Watch for an uptick in editorial-page "opinion" pieces authored by these people or their fellow travellers.
And watch for newspapers to send their reporters dutifully trotting over to interview these guys and get some pithy quotes about the issue du jour -- maybe we'll find that Marge Barlow and the gang at Rabble will no longer be the "go-to" guys for social issue quotes.
Here Focus on the Family is calling themselves the Institute of Marriage and Family Canada so this is the name that will begin to pop up in editorial-page bylines and 'fair-and-balanced reaction' quotations.
Heading the think-tank is executive director Dave Quist, who has worked on the Hill for seven years—six years as executive assistant to former B.C. Conservative MP Reed Elley and one year in the office of the Leader of the Opposition. “I know how busy an MP’s office is, and quite honestly, there simply isn’t time in the day sometimes to do all the necessary research it takes to debate an issue,” he says. Joining Quist are two researchers, a communications director and a secretary. He also recently published the inaugural issue of IMFC Review, a twice-yearly magazine . . . Reinforcing that desire to be heard, Quist believes, is “a general awakening by the social conservative community across Canada…people asking, ‘How did we get here and what can we do to strengthen family in the years ahead through policy?" [Focus senior VP Derek] Rogusky insists, however, that the paramount goal of the IMFC is to help Parliament craft family-friendly laws, regardless of who forms the government.Er, NOT!
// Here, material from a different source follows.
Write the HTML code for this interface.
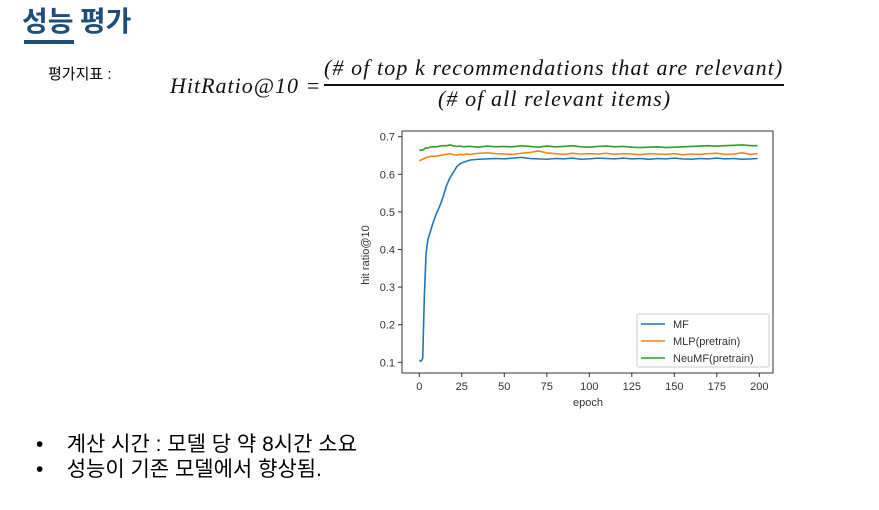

“It is very much non-partisan,” he says. “We’re not about grassroots lobbying. We’re not about trying to vote certain people out of office. We’re not behind one particular party or one particular candidate—never have been and never will be.”
“We’re not going to be organizing the petitions and letters to the MPs. There are other groups that will do that,” Quist adds. “We want to say [to them], ‘Here’s the impact on children, here’s the impact on moms or dads or couples, if you go down this road.’”
At the same time, Rogusky does not rule out temporary partnerships with secular groups and individuals to achieve mutually desirable results. “We’d be eager to work with anyone and everyone, but it would be on a case-by-case basis, obviously….That includes other think-tanks, academics, people in the media, civil servants and even elected officials,” he says.
Rogusky concedes “it’s going to take some work” for the IMFC to overcome the perception fostered by critics of Focus on the Family that it is merely a front for the “religious right.” But he is confident that will happen. “We’re not going to be bullied or intimidated by anyone,” says Rogusky. “And over time, with a real emphasis on consistently putting out good quality research and defending that research, you may not always agree with us, but eventually you’re going to have to respect us.”